Untuk mewujudkan kedaulatan pangan harus ada kebijakan yang menjamin ketersediaan lahan pertanian. Pengaturan Islam akan memaksimalkan pengaturan lahan untuk industri dan lahar pertanian. Artinya negara dalam Islam akan menghindari ahli fungsi lahan yang masif. Negara Islam juga akan mendistribusikan lahan kepada pihak yang mampu mengelola, sehingga tidak ada lahan yang mennggur. Islam memandang kepemilikan lahan sejalan dengan pengelolaannya. Ketika seseorang memiliki lahan tetapi tidak dikelola, hak kepemilikannya bisa dicabut. Sesuai dengan ijmak sahabat Orang yang memagari tanah tidak berhak lagi terhadap tanah tersebut, setelah menelantarkannya selama tiga tahun. 

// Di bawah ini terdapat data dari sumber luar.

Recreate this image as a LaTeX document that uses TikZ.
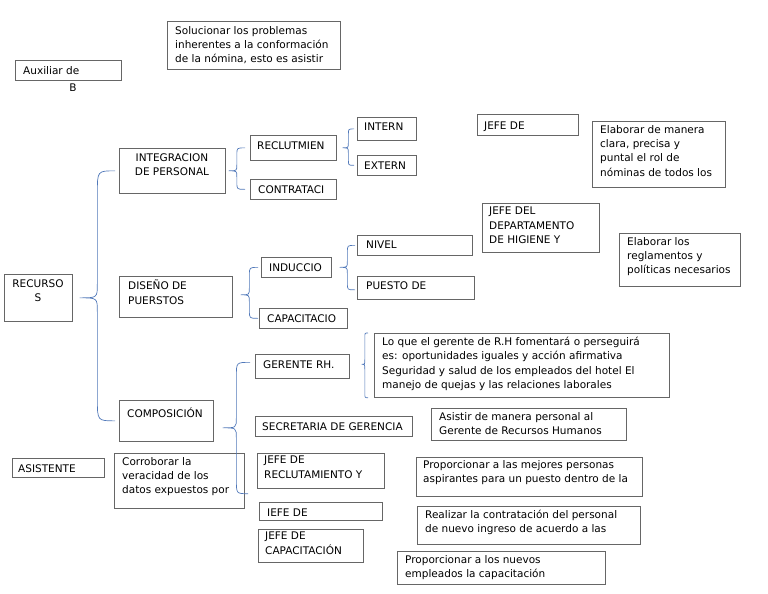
\documentclass[tikz,border=0pt]{standalone}
\usepackage{fontspec}
\setmainfont{DejaVu Sans}
\usetikzlibrary{calc}
\definecolor{azulllave}{RGB}{80,120,185}

% curly brace: tip, top end, bottom end, end radius, tip radius
\newcommand{\llave}[5]{%
  \draw[llave] let \p1=(#1), \p2=(#2), \p3=(#3), \p4=($(#1)!0.5!(#2)$) in
    (\p2) .. controls (\x4,\y2) .. (\x4,\y2-#4) -- (\x4,\y1+#5)
    .. controls (\x4,\y1) .. (\p1) .. controls (\x4,\y1) .. (\x4,\y1-#5)
    -- (\x4,\y3+#4) .. controls (\x4,\y3) .. (\p3);}

\begin{document}
\begin{tikzpicture}[x=1pt, y=-1pt,
    caja/.style={draw=black!60, line width=0.7pt, anchor=north west, inner sep=0pt},
    texto/.style={anchor=north west, align=left, inner sep=0pt, yshift=6pt,
      font=\fontsize{10.5}{14.3}\selectfont, execute at begin node=\strut},
    centro/.style={anchor=center, align=center, inner sep=0pt,
      font=\fontsize{10.5}{14.3}\selectfont},
    llave/.style={draw=azulllave, line width=0.7pt}]
\useasboundingbox (0,0) rectangle (768,594);

% Top
\node[caja, minimum width=106pt, minimum height=20pt] (aux) at (15,60) {};
\node[texto] (aux-t) at (23,70) {Auxiliar de};
\node[centro] (aux-b) at (73,88) {B};
\node[caja, minimum width=173pt, minimum height=48pt] (sol) at (167,21) {};
\node[texto] (sol-t) at (175,32) {Solucionar los problemas\\inherentes a la conformación\\de la nómina, esto es asistir};

% Root
\node[caja, minimum width=68pt, minimum height=47pt] (recursos) at (4,274) {};
\node[centro] (recursos-t) at (38,291) {RECURSO\\S};

% Integracion
\node[caja, minimum width=106pt, minimum height=45pt] (integ) at (119,148) {};
\node[centro] (integ-t) at (172,165) {INTEGRACION\\DE PERSONAL};
\node[caja, minimum width=86pt, minimum height=25pt] (recl) at (250,135) {};
\node[texto] (recl-t) at (257,145) {RECLUTMIEN};
\node[caja, minimum width=86pt, minimum height=20pt] (contr) at (250,179) {};
\node[texto] (contr-t) at (258,189) {CONTRATACI};
\node[caja, minimum width=59pt, minimum height=23pt] (intern) at (357,117) {};
\node[texto] (intern-t) at (364,126) {INTERN};
\node[caja, minimum width=59pt, minimum height=20pt] (extern) at (357,155) {};
\node[texto] (extern-t) at (364,165) {EXTERN};

% Jefes (right)
\node[caja, minimum width=101pt, minimum height=21pt] (jefede) at (477,114) {};
\node[texto] (jefede-t) at (484,125) {JEFE DE};
\node[caja, minimum width=133pt, minimum height=66pt] (elab1) at (592,121) {};
\node[texto] (elab1-t) at (600,131) {Elaborar de manera\\clara, precisa y\\puntal el rol de\\nóminas de todos los};
\node[caja, minimum width=117pt, minimum height=49pt] (jefehig) at (482,203) {};
\node[texto] (jefehig-t) at (489,213) {JEFE DEL\\DEPARTAMENTO\\DE HIGIENE Y};
\node[caja, minimum width=121pt, minimum height=53pt] (elab2) at (619,233) {};
\node[texto] (elab2-t) at (627,243) {Elaborar los\\reglamentos y\\políticas necesarios};

% Diseno
\node[caja, minimum width=113pt, minimum height=41pt] (diseno) at (119,276) {};
\node[texto] (diseno-t) at (128,286) {DISEÑO DE\\PUERSTOS};
\node[caja, minimum width=70pt, minimum height=20pt] (induccio) at (261,257) {};
\node[texto] (induccio-t) at (269,267) {INDUCCIO};
\node[caja, minimum width=88pt, minimum height=20pt] (capac) at (259,308) {};
\node[texto] (capac-t) at (267,318) {CAPACITACIO};
\node[caja, minimum width=115pt, minimum height=20pt] (nivel) at (357,235) {};
\node[texto] (nivel-t) at (366,244) {NIVEL};
\node[caja, minimum width=117pt, minimum height=23pt] (puesto) at (357,276) {};
\node[texto] (puesto-t) at (366,285) {PUESTO DE};

% Composicion
\node[caja, minimum width=94pt, minimum height=41pt] (comp) at (119,400) {};
\node[texto] (comp-t) at (127,413) {COMPOSICIÓN};
\node[caja, minimum width=94pt, minimum height=24pt] (gerente) at (255,354) {};
\node[texto] (gerente-t) at (263,364) {GERENTE RH.};
\node[caja, minimum width=295pt, minimum height=64pt] (loque) at (374,333) {};
\node[texto] (loque-t) at (382,343) {Lo que el gerente de R.H fomentará o perseguirá\\es: oportunidades iguales y acción afirmativa\\Seguridad y salud de los empleados del hotel El\\manejo de quejas y las relaciones laborales};
\node[caja, minimum width=157pt, minimum height=20pt] (secre) at (255,416) {};
\node[texto] (secre-t) at (262,426) {SECRETARIA DE GERENCIA};
\node[caja, minimum width=195pt, minimum height=32pt] (asistir) at (431,408) {};
\node[texto] (asistir-t) at (439,418) {Asistir de manera personal al\\Gerente de Recursos Humanos};
\node[caja, minimum width=92pt, minimum height=19pt] (asist) at (12,458) {};
\node[texto] (asist-t) at (18,468) {ASISTENTE};
\node[caja, minimum width=130pt, minimum height=55pt] (corrob) at (114,453) {};
\node[texto] (corrob-t) at (122,463) {Corroborar la\\veracidad de los\\datos expuestos por};
\node[caja, minimum width=127pt, minimum height=35pt] (jeferec) at (257,453) {};
\node[texto] (jeferec-t) at (264,462) {JEFE DE\\RECLUTAMIENTO Y};
\node[caja, minimum width=123pt, minimum height=18pt] (iefe) at (259,502) {};
\node[texto] (iefe-t) at (267,512) {IEFE DE};
\node[caja, minimum width=105pt, minimum height=33pt] (jefecap) at (258,529) {};
\node[texto] (jefecap-t) at (265,538) {JEFE DE\\CAPACITACIÓN};
\node[caja, minimum width=226pt, minimum height=39pt] (prop1) at (416,457) {};
\node[texto] (prop1-t) at (423,466) {Proporcionar a las mejores personas\\aspirantes para un puesto dentro de la};
\node[caja, minimum width=223pt, minimum height=38pt] (realiz) at (417,506) {};
\node[texto] (realiz-t) at (425,516) {Realizar la contratación del personal\\de nuevo ingreso de acuerdo a las};
\node[caja, minimum width=208pt, minimum height=33pt] (prop2) at (397,551) {};
\node[texto] (prop2-t) at (405,561) {Proporcionar a los nuevos\\empleados la capacitación};

% Braces
\llave{[xshift=7pt]recursos.east}{[xshift=-4pt]integ.west}{[xshift=-4pt]comp.west}{22pt}{14pt}
\llave{[xshift=3pt]integ.east}{[xshift=-5pt]recl.west}{[xshift=-5pt]contr.west}{7pt}{6pt}
\llave{[xshift=6pt]recl.east}{[xshift=-3pt]intern.west}{[xshift=-3pt]extern.west}{6pt}{5pt}
\llave{[xshift=8pt,yshift=2pt]diseno.east}{[xshift=-3pt]induccio.west}{[xshift=-1pt]capac.west}{8pt}{7pt}
\llave{[xshift=8pt]induccio.east}{[xshift=-2pt]nivel.west}{[xshift=-2pt,yshift=-2pt]puesto.west}{7pt}{6pt}
\llave{[xshift=12pt,yshift=2pt]gerente.east}{[xshift=-6pt]loque.north west}{[xshift=-6pt]loque.south west}{4pt}{5pt}
\llave{[xshift=9pt,yshift=-7pt]comp.east}{[xshift=-5pt,yshift=4pt]gerente.west}{[xshift=-9pt,yshift=-5pt]jeferec.south west}{14pt}{10pt}
\end{tikzpicture}
\end{document}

Selain itu, terwujudnya kedaulatan pangan, mengharuskan negara menegakkan kebijakan industrinya di atas basis industri berat. Negara harus memiliki kemandirian industri yang fokus pada pembangunan industri  alat-alat produksi. Bukan hanya sekedar industri konsumsi. Sehingga semua alat dan teknologi untuk pengembangan pertanian dan pengembangan pangan, diproduksi sendiri tanpa bergantung pada asing. Oleh karena itu kedaulatan dan ketahan pangan hanya akan terwujud di dalam sistem Islam.